Rampant corruption in Russia's seafood sector is not breaking news. After the collapse of communism, fish quotas were put up for bid. The winners bid outrageously high prices in order to get out on the water. Then, once they were on the water, they could pay off the appropriate authorities and catch a lot more fish than their quota allowed for.

Some of the worst cases of illegal fishing have been in the fisheries off Russia's Pacific Coast. According to The Krai, an online magazine based in Russia's Far East, the 2005 king crab quota in Russia's Pacific waters was just 500 metric tons, while actual landings were 25,000 metric tons.

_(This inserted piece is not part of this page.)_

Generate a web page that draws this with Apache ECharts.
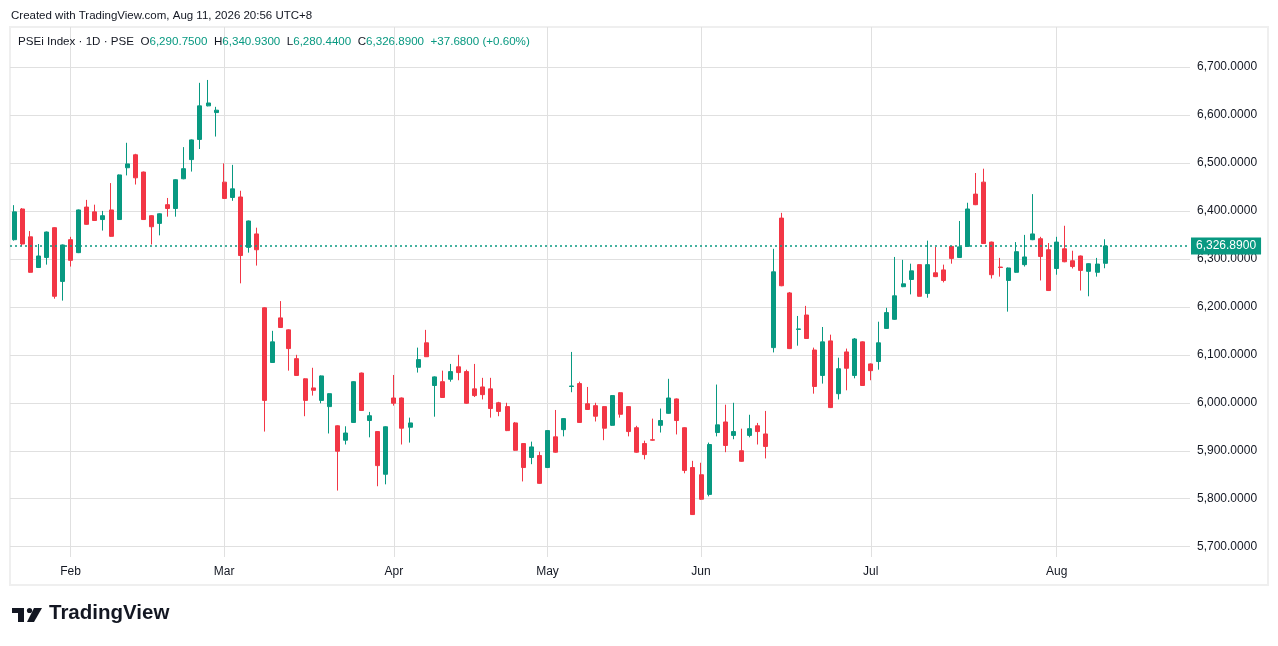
<!DOCTYPE html>
<html>
<head>
<meta charset="utf-8">
<title>PSEi Index 1D</title>
<script src="https://cdn.jsdelivr.net/npm/echarts@6/dist/echarts.min.js"></script>
<style>
  html, body { margin: 0; padding: 0; background: #fff; }
  #chart { width: 1278px; height: 646px; }
</style>
</head>
<body>
<div id="chart"></div>
<script>
// trading days per month (2026)
var janDays = [22, 23, 26, 27, 28, 29, 30];
var febDays = [2, 3, 4, 5, 6, 9, 10, 11, 12, 13, 16, 18, 19, 20, 23, 24, 25, 26, 27];
var marDays = [2, 3, 4, 5, 6, 9, 10, 11, 12, 13, 16, 17, 18, 19, 23, 24, 25, 26, 27, 30, 31];
var aprDays = [1, 6, 7, 8, 10, 13, 14, 15, 16, 17, 20, 21, 22, 23, 24, 27, 28, 29, 30];
var mayDays = [4, 5, 6, 7, 8, 11, 12, 13, 14, 15, 18, 19, 20, 21, 22, 25, 26, 28, 29];
var junDays = [1, 2, 3, 4, 5, 8, 9, 10, 11, 15, 16, 17, 18, 19, 22, 23, 24, 25, 26, 29, 30];
var julDays = [1, 2, 3, 6, 7, 8, 9, 10, 13, 14, 15, 16, 17, 20, 21, 22, 23, 24, 27, 28, 29, 30, 31];
var augDays = [3, 4, 5, 6, 7, 10, 11];
var monthNames = ['Jan', 'Feb', 'Mar', 'Apr', 'May', 'Jun', 'Jul', 'Aug'];

// bars: [open, close, low, high]
var janBars = [
  [6340, 6398, 6338, 6412], [6404, 6331, 6327, 6406], [6346, 6272, 6271, 6358], [6282, 6306, 6281, 6331],
  [6303, 6356, 6288, 6357], [6365, 6222, 6217, 6366], [6253, 6329, 6213, 6330]
];
var febBars = [
  [6340, 6297, 6284, 6346], [6313, 6402, 6312, 6403], [6408, 6372, 6371, 6423], [6398, 6380, 6379, 6413],
  [6382, 6390, 6359, 6400], [6402, 6347, 6346, 6458], [6382, 6475, 6381, 6476], [6490, 6498, 6474, 6542],
  [6517, 6469, 6455, 6519], [6481, 6382, 6381, 6482], [6390, 6367, 6330, 6391], [6374, 6394, 6349, 6395],
  [6413, 6405, 6388, 6427], [6405, 6465, 6388, 6466], [6467, 6488, 6466, 6533], [6507, 6548, 6482, 6549],
  [6549, 6619, 6529, 6667], [6619, 6625, 6618, 6673], [6605, 6610, 6555, 6617]
];
var marBars = [
  [6460, 6426, 6425, 6499], [6428, 6446, 6421, 6496], [6429, 6307, 6249, 6442], [6324, 6379, 6313, 6380],
  [6352, 6319, 6286, 6365], [6198, 6005, 5940, 6199], [6084, 6127, 6083, 6150], [6177, 6157, 6156, 6212],
  [6152, 6113, 6067, 6153], [6092, 6057, 6056, 6100], [6050, 6005, 5972, 6051], [6031, 6026, 6015, 6073],
  [6005, 6056, 5999, 6057], [5992, 6019, 5936, 6020], [5952, 5899, 5817, 5953], [5922, 5937, 5913, 5951],
  [5959, 6044, 5958, 6045], [6062, 5984, 5983, 6063], [5963, 5973, 5928, 5981], [5940, 5869, 5826, 5941],
  [5851, 5950, 5830, 5951]
];
var aprBars = [
  [6010, 5999, 5994, 6058], [6010, 5947, 5913, 6011], [5949, 5958, 5917, 5969], [6074, 6090, 6063, 6115],
  [6125, 6096, 6096, 6152], [6036, 6054, 5971, 6055], [6044, 6011, 6010, 6067], [6049, 6065, 6044, 6081],
  [6075, 6063, 6047, 6100], [6065, 5999, 5998, 6069], [6029, 6015, 6012, 6081], [6033, 6017, 6007, 6052],
  [6029, 5988, 5969, 6052], [6000, 5982, 5972, 6002], [5992, 5942, 5941, 6000], [5958, 5901, 5900, 5960],
  [5915, 5865, 5836, 5916], [5886, 5908, 5872, 5919], [5890, 5832, 5831, 5898]
];
var mayBars = [
  [5865, 5942, 5864, 5943], [5929, 5897, 5896, 5985], [5944, 5967, 5930, 5968], [6034, 6035, 6022, 6106],
  [6040, 5959, 5958, 6044], [5998, 5986, 5985, 6033], [5994, 5972, 5961, 6000], [5992, 5947, 5922, 5993],
  [5953, 6015, 5952, 6016], [6021, 5976, 5969, 6022], [5992, 5940, 5930, 5993], [5948, 5897, 5896, 5952],
  [5915, 5892, 5882, 5921], [5923, 5922, 5921, 5967], [5953, 5963, 5938, 5988], [5978, 6010, 5977, 6050],
  [6008, 5963, 5934, 6009], [5948, 5859, 5853, 5949], [5865, 5767, 5766, 5879]
];
var junBars = [
  [5850, 5799, 5798, 5875], [5809, 5913, 5805, 5917], [5938, 5954, 5930, 6038], [5960, 5911, 5897, 5996],
  [5932, 5940, 5924, 6000], [5900, 5878, 5877, 5946], [5932, 5946, 5928, 5975], [5952, 5940, 5913, 5958],
  [5935, 5909, 5884, 5983], [6115, 6273, 6105, 6321], [6385, 6244, 6243, 6396], [6229, 6113, 6112, 6231],
  [6153, 6154, 6119, 6181], [6183, 6134, 6133, 6202], [6110, 6034, 6019, 6115], [6057, 6127, 6040, 6158],
  [6129, 5990, 5989, 6142], [6019, 6071, 6007, 6094], [6106, 6072, 6026, 6113], [6057, 6133, 6051, 6135],
  [6127, 6036, 6035, 6128]
];
var julBars = [
  [6081, 6067, 6047, 6082], [6086, 6125, 6069, 6169], [6155, 6188, 6154, 6198], [6174, 6223, 6173, 6304],
  [6242, 6248, 6241, 6298], [6257, 6275, 6226, 6290], [6288, 6222, 6221, 6289], [6228, 6288, 6219, 6338],
  [6271, 6263, 6262, 6325], [6277, 6255, 6251, 6288], [6326, 6301, 6290, 6327], [6303, 6325, 6302, 6379],
  [6326, 6404, 6325, 6417], [6435, 6413, 6412, 6479], [6460, 6332, 6331, 6488], [6335, 6267, 6259, 6336],
  [6283, 6282, 6263, 6302], [6255, 6281, 6190, 6282], [6272, 6315, 6271, 6335], [6288, 6304, 6284, 6350],
  [6340, 6352, 6339, 6435], [6342, 6305, 6255, 6346], [6319, 6234, 6233, 6333]
];
var augBars = [
  [6280, 6335, 6267, 6346], [6321, 6294, 6293, 6369], [6296, 6284, 6280, 6317], [6306, 6276, 6234, 6307],
  [6274, 6290, 6222, 6291], [6272, 6289.21, 6263, 6302], [6290.75, 6326.89, 6280.44, 6340.93]
];

var lastClose = 6326.89;
var upColor = '#089981';
var downColor = '#F23645';
var textColor = '#131722';
var gridColor = '#e0e0e0';

var monthDays = [janDays, febDays, marDays, aprDays, mayDays, junDays, julDays, augDays];
var monthBars = [janBars, febBars, marBars, aprBars, mayBars, junBars, julBars, augBars];

var dates = [];
var bars = [];
var monthStarts = {};
monthDays.forEach(function (days, m) {
  if (m > 0) monthStarts[dates.length] = monthNames[m];
  days.forEach(function (d) {
    dates.push('2026-' + String(m + 1).padStart(2, '0') + '-' + String(d).padStart(2, '0'));
  });
  bars = bars.concat(monthBars[m]);
});
// empty space to the right of the last bar
for (var i = 0; i < 10; i++) dates.push('');

function fmtPrice(v) {
  var parts = v.toFixed(4).split('.');
  return parts[0].replace(/\B(?=(\d{3})+(?!\d))/g, ',') + '.' + parts[1];
}

var font = 'Liberation Sans, Arial, sans-serif';
var chart = echarts.init(document.getElementById('chart'));

chart.setOption({
  animation: false,
  backgroundColor: '#ffffff',
  textStyle: { fontFamily: font },
  title: [
    {
      text: 'Created with TradingView.com, Aug 11, 2026 20:56 UTC+8',
      left: 6, top: 5,
      textStyle: { fontSize: 11.5, fontWeight: 'normal', color: textColor, fontFamily: font }
    },
    {
      text: '{d|PSEi Index · 1D · PSE}  {d|O}{g|6,290.7500}  {d|H}{g|6,340.9300}  {d|L}{g|6,280.4400}  {d|C}{g|6,326.8900}  {g|+37.6800 (+0.60%)}',
      left: 13, top: 31,
      textStyle: {
        fontSize: 11.6, fontWeight: 'normal', fontFamily: font,
        rich: {
          d: { color: textColor, fontSize: 11.6, fontFamily: font },
          g: { color: upColor, fontSize: 11.6, fontFamily: font }
        }
      }
    }
  ],
  grid: { left: 10, right: 88, top: 27, bottom: 89, containLabel: false, outerBoundsMode: 'none' },
  xAxis: {
    type: 'category',
    data: dates,
    boundaryGap: true,
    axisLine: { show: false },
    axisTick: { show: false },
    axisLabel: {
      interval: function (index) { return monthStarts[index] !== undefined; },
      formatter: function (value, index) { return monthStarts[index] || ''; },
      color: textColor, fontSize: 12, margin: 9
    },
    splitLine: {
      show: true,
      alignWithLabel: true,
      interval: function (index) { return monthStarts[index] !== undefined; },
      lineStyle: { color: gridColor, width: 1 }
    }
  },
  yAxis: {
    type: 'value',
    position: 'right',
    scale: true,
    min: 5678.5,
    max: 6783.4,
    splitNumber: 11,
    minInterval: 100,
    maxInterval: 100,
    axisLine: { show: false },
    axisTick: { show: false },
    axisLabel: {
      showMinLabel: false, showMaxLabel: false,
      color: textColor, fontSize: 12, margin: 7,
      formatter: function (v) { return fmtPrice(v); }
    },
    splitLine: {
      show: true, showMinLine: false, showMaxLine: false,
      lineStyle: { color: gridColor, width: 1 }
    }
  },
  graphic: [
    {
      type: 'rect', silent: true, z: -1,
      shape: { x: 10, y: 27, width: 1258, height: 558 },
      style: { fill: 'none', stroke: '#efefef', lineWidth: 2 }
    },
    // TradingView logo
    { type: 'rect', shape: { x: 12, y: 608, width: 12, height: 5 }, style: { fill: '#131722' } },
    { type: 'rect', shape: { x: 18, y: 608, width: 6, height: 14 }, style: { fill: '#131722' } },
    { type: 'circle', shape: { cx: 29.5, cy: 610.5, r: 2.6 }, style: { fill: '#131722' } },
    { type: 'polygon', shape: { points: [[34, 608], [42, 608], [34, 622], [27, 622]] }, style: { fill: '#131722' } },
    {
      type: 'text', left: 49, top: 603,
      style: { text: 'TradingView', fill: '#131722', font: 'bold 20.5px ' + font }
    }
  ],
  series: [{
    type: 'candlestick',
    data: bars,
    barWidth: 4.5,
    itemStyle: {
      color: upColor, color0: downColor,
      borderColor: upColor, borderColor0: downColor,
      borderWidth: 1
    },
    markLine: {
      silent: true,
      symbol: ['none', 'none'],
      data: [{ yAxis: lastClose }],
      lineStyle: { color: upColor, type: [2, 3], width: 1.5 },
      label: {
        show: true, position: 'end', distance: 1,
        formatter: fmtPrice(lastClose),
        color: '#ffffff', backgroundColor: upColor,
        padding: [3, 5, 2, 5], fontSize: 12, fontFamily: font
      }
    }
  }]
});
</script>
</body>
</html>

In the case of snow crab, the magazine said, the quota that year was 15,000 metric tons, however, 39,000 metric tons were exported to Japan. With so much blatant overfishing, it's surprising that Russian poachers can still make a living off crab.

What's been good for the poachers has been good for their customers, too. A slew of processors on Hokkaido, Japan's second-largest island, have built their business on a steady diet of deliveries of illegal live Russian crab. American buyers have gobbled up Russian crab, too. A glut of medium-size king crab from Russia's Far East last year drove the holiday wholesale price down to $5.50 per pound and retailers happily jumped on the opportunity to promote the bargain.

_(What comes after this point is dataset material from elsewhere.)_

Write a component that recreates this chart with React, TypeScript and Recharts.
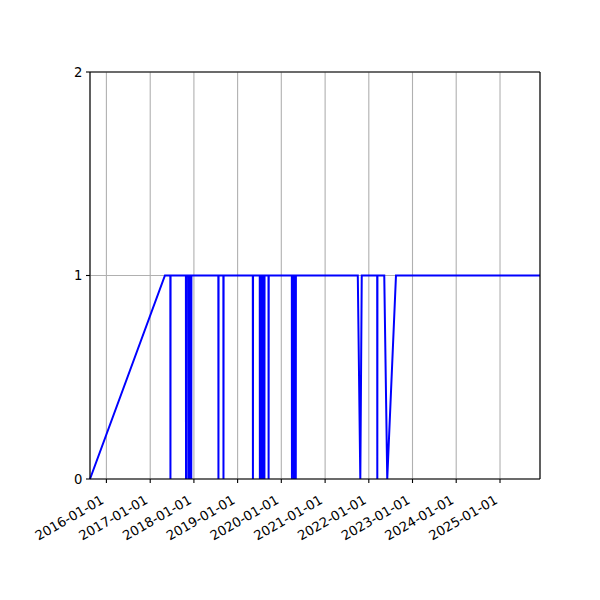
import { LineChart, Line, XAxis, YAxis, CartesianGrid, ReferenceLine } from 'recharts';

// points of the step-like series
const POINT_DATES = [
  '2015-08-17', '2017-05-04',
  '2017-06-18', '2017-06-19', '2017-06-20',
  '2017-10-26', '2017-10-27', '2017-10-28',
  '2017-11-14', '2017-11-15', '2017-11-16',
  '2017-11-27', '2017-11-28', '2017-11-29',
  '2017-12-09', '2017-12-10', '2017-12-11',
  '2018-07-24', '2018-07-25', '2018-07-26',
  '2018-09-04', '2018-09-05', '2018-09-06',
  '2019-05-08', '2019-05-09', '2019-05-10',
  '2019-07-05', '2019-07-06', '2019-07-07',
  '2019-07-15', '2019-07-16', '2019-07-17',
  '2019-07-25', '2019-07-26', '2019-07-27',
  '2019-08-04', '2019-08-05', '2019-08-06',
  '2019-08-12', '2019-08-13', '2019-08-14',
  '2019-09-16', '2019-09-17', '2019-09-18',
  '2020-03-29', '2020-03-30', '2020-03-31',
  '2020-04-15', '2020-04-16', '2020-04-17',
  '2020-04-30', '2020-05-01', '2020-05-02',
  '2021-10-01', '2021-10-22', '2021-11-03',
  '2022-03-12', '2022-03-13', '2022-03-14',
  '2022-05-10', '2022-06-04', '2022-08-16',
  '2025-12-01',
];

const POINT_VALUES = [
  0, 1,
  1, 0, 1,
  1, 0, 1,
  1, 0, 1,
  1, 0, 1,
  1, 0, 1,
  1, 0, 1,
  1, 0, 1,
  1, 0, 1,
  1, 0, 1,
  1, 0, 1,
  1, 0, 1,
  1, 0, 1,
  1, 0, 1,
  1, 0, 1,
  1, 0, 1,
  1, 0, 1,
  1, 0, 1,
  1, 0, 1,
  1, 0, 1,
  1, 0, 1,
  1,
];

const X_TICK_LABELS = [
  '2016-01-01', '2017-01-01', '2018-01-01', '2019-01-01', '2020-01-01',
  '2021-01-01', '2022-01-01', '2023-01-01', '2024-01-01', '2025-01-01',
];

const Y_TICKS = [0, 1, 2];

const toTime = (d: string) => new Date(d + 'T00:00:00Z').getTime();
const fmtDate = (t: number) => new Date(t).toISOString().slice(0, 10);

const data = POINT_DATES.map((d, i) => ({ t: toTime(d), value: POINT_VALUES[i] }));
const xTicks = X_TICK_LABELS.map(toTime);
const tStart = data[0].t;
const tEnd = data[data.length - 1].t;

const FONT = "'DejaVu Sans', sans-serif";
const FONT_SIZE = 13.2;

const DateTick = (props: any) => {
  const { x, y, payload } = props;
  const bx = x - 1.5;
  const by = y + 16;
  return (
    <text
      x={bx}
      y={by}
      textAnchor="end"
      fontFamily={FONT}
      fontSize={FONT_SIZE}
      fill="#000"
      transform={`rotate(-30 ${bx} ${by})`}
    >
      {fmtDate(payload.value)}
    </text>
  );
};

const ValueTick = (props: any) => {
  const { x, y, payload } = props;
  return (
    <text x={x} y={y} dy="0.36em" textAnchor="end" fontFamily={FONT} fontSize={FONT_SIZE} fill="#000">
      {payload.value}
    </text>
  );
};

export default function App() {
  return (
    <div style={{ position: 'absolute', left: 0, top: 0, width: 600, height: 600, background: '#fff' }}>
      <LineChart width={600} height={600} data={data} margin={{ top: 72, right: 60, bottom: 0, left: 0 }}>
        <CartesianGrid stroke="#b0b0b0" strokeWidth={1.1} />
        <XAxis
          dataKey="t"
          type="number"
          domain={[tStart, tEnd]}
          ticks={xTicks}
          interval={0}
          height={121}
          tickSize={4}
          tickMargin={3.5}
          tick={<DateTick />}
          axisLine={{ stroke: '#000', strokeWidth: 1.1 }}
          tickLine={{ stroke: '#000', strokeWidth: 1.1 }}
        />
        <YAxis
          type="number"
          domain={[0, 2]}
          ticks={Y_TICKS}
          interval={0}
          width={90}
          tickSize={4}
          tickMargin={3.5}
          tick={<ValueTick />}
          axisLine={{ stroke: '#000', strokeWidth: 1.1 }}
          tickLine={{ stroke: '#000', strokeWidth: 1.1 }}
        />
        <Line
          type="linear"
          dataKey="value"
          stroke="#0000ff"
          strokeWidth={2}
          dot={false}
          activeDot={false}
          isAnimationActive={false}
        />
        <ReferenceLine y={2} stroke="#000" strokeWidth={1.1} />
        <ReferenceLine x={tEnd} stroke="#000" strokeWidth={1.1} />
      </LineChart>
    </div>
  );
}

Alas, there are signs that Russia's poaching party may finally be coming to an end. This September, Moscow police arrested Arkady Gontmakher, owner of Global Fishing, a Seattle company that is thought to be the largest single U.S. importer of Russian king crab (see Newsline, p. 12). According to Russian authorities, Gontmakher allegedly exported about 15,000 metric tons of illegal king crab worth an estimated $200 million.

Russia's Border Guard has also been cracking down in an operation dubbed "Crab 2007." The combination of the arrests in Moscow and the newly invigorated enforcement efforts at sea have dried up landings of Russian king crab as poachers have been afraid to leave the dock.

It's also clear that Moscow wants to regain control of the natural resources that it previously had ceded to the provinces. This summer President Putin reasserted federal power over fisheries by bringing back the Soviet-era State Fisheries Committee and giving it responsibility for fisheries management.

While Russia has long talked about stopping the plundering of its fisheries, this time the crackdown appears serious. In the short term, that's bad news for companies that have been making money off of illegally caught Russian fish and shellfish. Over the long term, however, it's good news. Russia has vast fisheries resources that, if well managed, can produce prodigious quantities of seafood on a sustainable basis. And that would be good news for everyone.